-- START OF GIVEN DATA --

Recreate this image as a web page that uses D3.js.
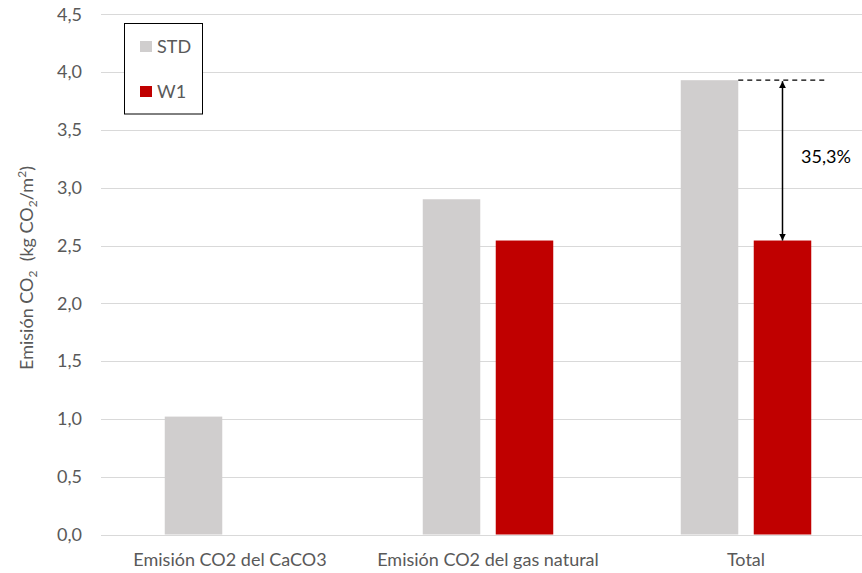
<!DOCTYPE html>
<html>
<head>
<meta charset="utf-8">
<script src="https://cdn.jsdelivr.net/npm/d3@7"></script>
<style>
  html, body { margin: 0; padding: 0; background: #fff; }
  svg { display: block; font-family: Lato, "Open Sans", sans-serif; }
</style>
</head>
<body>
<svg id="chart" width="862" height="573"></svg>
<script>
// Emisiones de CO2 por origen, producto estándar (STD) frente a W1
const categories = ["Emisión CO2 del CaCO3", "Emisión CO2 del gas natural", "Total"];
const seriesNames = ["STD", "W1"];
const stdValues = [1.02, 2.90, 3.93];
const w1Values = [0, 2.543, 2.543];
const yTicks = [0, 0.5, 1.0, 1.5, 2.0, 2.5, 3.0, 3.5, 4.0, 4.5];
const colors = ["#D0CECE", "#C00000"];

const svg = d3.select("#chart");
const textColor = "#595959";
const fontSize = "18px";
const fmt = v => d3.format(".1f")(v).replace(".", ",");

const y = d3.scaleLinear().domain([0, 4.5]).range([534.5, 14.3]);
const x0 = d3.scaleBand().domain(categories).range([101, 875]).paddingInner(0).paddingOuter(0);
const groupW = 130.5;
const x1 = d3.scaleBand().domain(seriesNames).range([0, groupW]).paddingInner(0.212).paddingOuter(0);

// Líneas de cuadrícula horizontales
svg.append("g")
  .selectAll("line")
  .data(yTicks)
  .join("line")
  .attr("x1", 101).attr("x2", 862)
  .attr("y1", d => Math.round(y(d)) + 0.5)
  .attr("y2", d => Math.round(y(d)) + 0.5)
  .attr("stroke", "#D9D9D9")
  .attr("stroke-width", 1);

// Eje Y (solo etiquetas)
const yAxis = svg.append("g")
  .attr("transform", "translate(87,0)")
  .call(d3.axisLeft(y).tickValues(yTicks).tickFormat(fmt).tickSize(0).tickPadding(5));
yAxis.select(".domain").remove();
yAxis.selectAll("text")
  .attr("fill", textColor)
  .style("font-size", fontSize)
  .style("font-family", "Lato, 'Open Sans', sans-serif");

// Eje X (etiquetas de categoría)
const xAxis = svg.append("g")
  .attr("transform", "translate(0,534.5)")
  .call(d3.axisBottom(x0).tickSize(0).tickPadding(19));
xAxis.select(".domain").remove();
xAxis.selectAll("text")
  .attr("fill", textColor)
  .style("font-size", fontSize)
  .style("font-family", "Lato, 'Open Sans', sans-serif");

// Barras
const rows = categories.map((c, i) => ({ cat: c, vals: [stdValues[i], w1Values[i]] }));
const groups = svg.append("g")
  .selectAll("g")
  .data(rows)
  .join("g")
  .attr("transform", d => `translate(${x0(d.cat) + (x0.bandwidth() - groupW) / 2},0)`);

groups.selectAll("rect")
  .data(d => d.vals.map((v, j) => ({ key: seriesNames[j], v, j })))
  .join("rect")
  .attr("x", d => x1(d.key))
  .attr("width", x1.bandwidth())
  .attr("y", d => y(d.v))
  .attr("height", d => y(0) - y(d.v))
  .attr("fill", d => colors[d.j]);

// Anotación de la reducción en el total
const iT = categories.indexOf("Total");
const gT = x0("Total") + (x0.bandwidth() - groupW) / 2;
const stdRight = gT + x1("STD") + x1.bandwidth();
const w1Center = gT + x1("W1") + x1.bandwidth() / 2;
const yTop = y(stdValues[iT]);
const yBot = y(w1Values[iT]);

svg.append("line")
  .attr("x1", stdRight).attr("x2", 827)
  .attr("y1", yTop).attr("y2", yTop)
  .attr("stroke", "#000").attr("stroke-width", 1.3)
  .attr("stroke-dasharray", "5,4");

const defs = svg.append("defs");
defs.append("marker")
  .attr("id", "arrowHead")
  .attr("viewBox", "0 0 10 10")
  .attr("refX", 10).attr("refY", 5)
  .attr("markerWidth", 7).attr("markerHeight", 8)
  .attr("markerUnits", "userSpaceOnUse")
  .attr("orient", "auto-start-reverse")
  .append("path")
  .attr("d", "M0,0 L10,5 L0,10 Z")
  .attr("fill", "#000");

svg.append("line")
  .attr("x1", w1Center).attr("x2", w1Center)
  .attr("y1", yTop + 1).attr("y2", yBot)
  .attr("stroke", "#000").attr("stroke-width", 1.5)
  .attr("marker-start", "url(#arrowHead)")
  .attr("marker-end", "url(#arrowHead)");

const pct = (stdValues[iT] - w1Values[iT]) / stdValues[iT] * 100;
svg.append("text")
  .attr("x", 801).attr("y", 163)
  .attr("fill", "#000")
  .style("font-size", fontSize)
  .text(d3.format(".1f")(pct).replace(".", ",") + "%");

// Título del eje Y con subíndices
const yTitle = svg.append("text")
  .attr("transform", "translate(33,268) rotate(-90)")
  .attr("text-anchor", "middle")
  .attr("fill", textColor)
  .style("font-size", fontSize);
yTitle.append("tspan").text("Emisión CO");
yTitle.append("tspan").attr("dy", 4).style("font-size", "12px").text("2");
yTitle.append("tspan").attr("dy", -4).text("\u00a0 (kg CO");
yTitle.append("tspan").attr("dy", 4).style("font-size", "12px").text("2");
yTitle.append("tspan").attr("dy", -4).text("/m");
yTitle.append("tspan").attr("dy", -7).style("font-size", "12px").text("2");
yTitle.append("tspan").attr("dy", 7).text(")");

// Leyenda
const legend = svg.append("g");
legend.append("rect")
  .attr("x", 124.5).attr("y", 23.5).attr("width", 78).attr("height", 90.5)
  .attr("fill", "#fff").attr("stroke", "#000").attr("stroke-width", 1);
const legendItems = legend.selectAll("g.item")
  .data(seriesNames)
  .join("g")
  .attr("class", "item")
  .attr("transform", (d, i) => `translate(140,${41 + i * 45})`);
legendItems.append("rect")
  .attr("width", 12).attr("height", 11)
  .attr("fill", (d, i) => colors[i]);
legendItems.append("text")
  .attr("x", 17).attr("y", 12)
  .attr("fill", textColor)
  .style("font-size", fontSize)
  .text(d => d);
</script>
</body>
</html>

-- END OF GIVEN DATA --
-- START OF GIVEN DATA --

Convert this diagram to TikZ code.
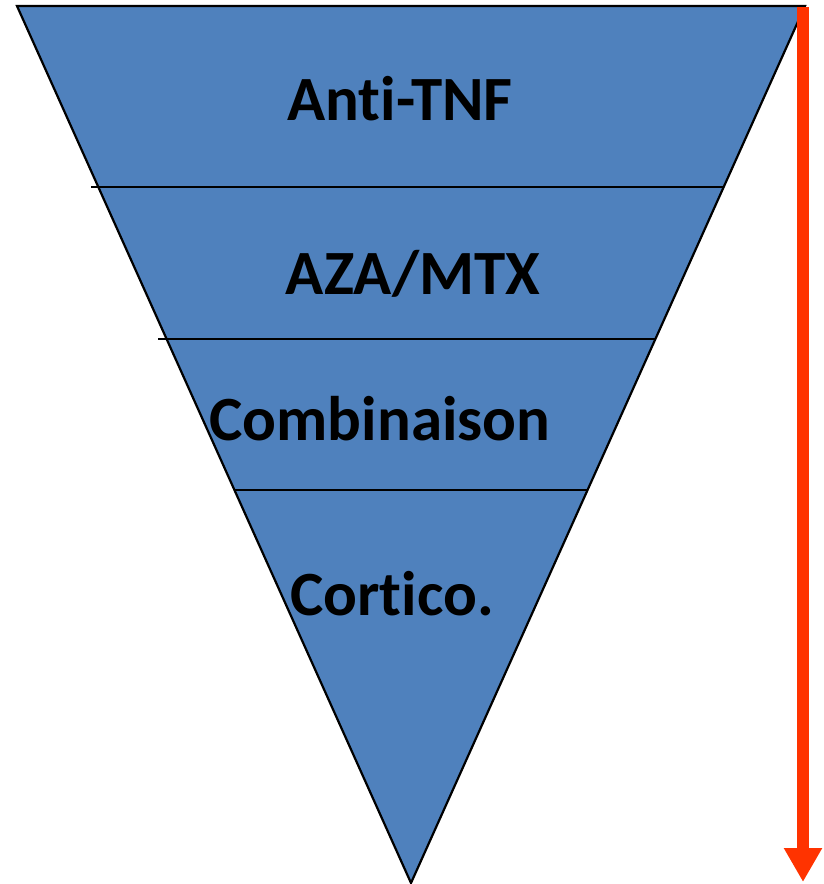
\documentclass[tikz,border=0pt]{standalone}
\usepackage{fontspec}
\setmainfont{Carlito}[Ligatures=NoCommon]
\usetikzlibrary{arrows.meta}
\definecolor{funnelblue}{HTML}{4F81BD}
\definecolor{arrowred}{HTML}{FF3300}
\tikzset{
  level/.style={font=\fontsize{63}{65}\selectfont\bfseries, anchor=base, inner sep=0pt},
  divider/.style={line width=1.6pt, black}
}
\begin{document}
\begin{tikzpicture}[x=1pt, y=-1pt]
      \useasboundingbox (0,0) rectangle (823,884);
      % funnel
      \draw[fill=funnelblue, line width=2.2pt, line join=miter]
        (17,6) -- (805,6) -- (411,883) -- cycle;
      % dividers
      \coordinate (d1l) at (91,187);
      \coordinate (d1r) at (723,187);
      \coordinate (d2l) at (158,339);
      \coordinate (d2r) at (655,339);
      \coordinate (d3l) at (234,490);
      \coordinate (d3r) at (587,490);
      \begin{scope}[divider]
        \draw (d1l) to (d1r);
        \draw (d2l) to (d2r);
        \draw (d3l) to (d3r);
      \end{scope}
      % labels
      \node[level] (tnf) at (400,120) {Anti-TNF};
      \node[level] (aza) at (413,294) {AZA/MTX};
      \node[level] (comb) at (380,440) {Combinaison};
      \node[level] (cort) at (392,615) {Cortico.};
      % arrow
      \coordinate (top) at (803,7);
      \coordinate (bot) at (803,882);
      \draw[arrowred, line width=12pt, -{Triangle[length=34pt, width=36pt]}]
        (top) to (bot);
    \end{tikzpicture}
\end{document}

-- END OF GIVEN DATA --
-- START OF GIVEN DATA --

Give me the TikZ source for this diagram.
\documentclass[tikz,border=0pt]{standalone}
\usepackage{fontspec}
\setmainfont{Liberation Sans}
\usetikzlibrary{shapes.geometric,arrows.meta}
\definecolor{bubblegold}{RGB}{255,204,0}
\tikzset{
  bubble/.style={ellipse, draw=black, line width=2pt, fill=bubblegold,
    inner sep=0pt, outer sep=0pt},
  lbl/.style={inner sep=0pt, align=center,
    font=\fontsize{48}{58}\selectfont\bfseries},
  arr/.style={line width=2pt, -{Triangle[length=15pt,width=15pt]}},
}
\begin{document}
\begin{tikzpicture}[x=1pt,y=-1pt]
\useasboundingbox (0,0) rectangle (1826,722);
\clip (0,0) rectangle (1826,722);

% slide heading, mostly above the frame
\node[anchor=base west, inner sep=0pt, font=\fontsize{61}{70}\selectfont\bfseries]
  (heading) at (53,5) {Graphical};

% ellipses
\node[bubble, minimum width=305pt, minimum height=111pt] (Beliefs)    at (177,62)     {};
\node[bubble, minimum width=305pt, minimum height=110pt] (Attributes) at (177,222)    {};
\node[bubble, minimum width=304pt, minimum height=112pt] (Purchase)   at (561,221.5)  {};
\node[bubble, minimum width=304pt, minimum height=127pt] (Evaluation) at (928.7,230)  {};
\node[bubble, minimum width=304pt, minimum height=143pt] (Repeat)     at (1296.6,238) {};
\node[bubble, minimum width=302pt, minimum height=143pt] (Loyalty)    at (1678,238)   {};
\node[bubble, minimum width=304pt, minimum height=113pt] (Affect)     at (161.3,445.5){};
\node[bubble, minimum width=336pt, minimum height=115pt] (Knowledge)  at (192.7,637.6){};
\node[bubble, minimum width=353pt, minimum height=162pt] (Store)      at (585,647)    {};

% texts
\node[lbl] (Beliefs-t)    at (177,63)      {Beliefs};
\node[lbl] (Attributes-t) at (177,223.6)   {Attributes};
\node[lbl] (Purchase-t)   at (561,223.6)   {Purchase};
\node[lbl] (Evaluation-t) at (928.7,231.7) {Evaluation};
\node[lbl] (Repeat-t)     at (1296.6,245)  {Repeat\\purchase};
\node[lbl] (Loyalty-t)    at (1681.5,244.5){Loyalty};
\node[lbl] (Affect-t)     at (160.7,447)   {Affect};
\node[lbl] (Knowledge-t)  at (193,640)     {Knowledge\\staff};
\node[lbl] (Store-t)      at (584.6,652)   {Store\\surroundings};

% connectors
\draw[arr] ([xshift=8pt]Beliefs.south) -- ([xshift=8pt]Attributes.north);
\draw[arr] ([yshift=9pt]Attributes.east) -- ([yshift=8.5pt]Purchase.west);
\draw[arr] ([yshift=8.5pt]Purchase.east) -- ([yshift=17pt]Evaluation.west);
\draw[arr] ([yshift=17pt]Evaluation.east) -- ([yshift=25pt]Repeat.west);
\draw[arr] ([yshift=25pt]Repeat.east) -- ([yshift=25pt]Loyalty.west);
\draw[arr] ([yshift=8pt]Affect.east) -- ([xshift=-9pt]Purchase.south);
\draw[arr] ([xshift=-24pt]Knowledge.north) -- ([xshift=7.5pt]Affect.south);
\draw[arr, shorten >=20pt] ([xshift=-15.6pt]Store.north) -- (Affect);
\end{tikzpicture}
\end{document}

-- END OF GIVEN DATA --

| PROBLEM DETAILS |
Go through the material above and output exactly the lines from the one containing "Give me the TikZ source for this diagram." through the one containing "minimum width=353pt, minimum".

| WRITTEN ANSWER |
Give me the TikZ source for this diagram.
\documentclass[tikz,border=0pt]{standalone}
\usepackage{fontspec}
\setmainfont{Liberation Sans}
\usetikzlibrary{shapes.geometric,arrows.meta}
\definecolor{bubblegold}{RGB}{255,204,0}
\tikzset{
  bubble/.style={ellipse, draw=black, line width=2pt, fill=bubblegold,
    inner sep=0pt, outer sep=0pt},
  lbl/.style={inner sep=0pt, align=center,
    font=\fontsize{48}{58}\selectfont\bfseries},
  arr/.style={line width=2pt, -{Triangle[length=15pt,width=15pt]}},
}
\begin{document}
\begin{tikzpicture}[x=1pt,y=-1pt]
\useasboundingbox (0,0) rectangle (1826,722);
\clip (0,0) rectangle (1826,722);

% slide heading, mostly above the frame
\node[anchor=base west, inner sep=0pt, font=\fontsize{61}{70}\selectfont\bfseries]
  (heading) at (53,5) {Graphical};

% ellipses
\node[bubble, minimum width=305pt, minimum height=111pt] (Beliefs)    at (177,62)     {};
\node[bubble, minimum width=305pt, minimum height=110pt] (Attributes) at (177,222)    {};
\node[bubble, minimum width=304pt, minimum height=112pt] (Purchase)   at (561,221.5)  {};
\node[bubble, minimum width=304pt, minimum height=127pt] (Evaluation) at (928.7,230)  {};
\node[bubble, minimum width=304pt, minimum height=143pt] (Repeat)     at (1296.6,238) {};
\node[bubble, minimum width=302pt, minimum height=143pt] (Loyalty)    at (1678,238)   {};
\node[bubble, minimum width=304pt, minimum height=113pt] (Affect)     at (161.3,445.5){};
\node[bubble, minimum width=336pt, minimum height=115pt] (Knowledge)  at (192.7,637.6){};
\node[bubble, minimum width=353pt, minimum height=162pt] (Store)      at (585,647)    {};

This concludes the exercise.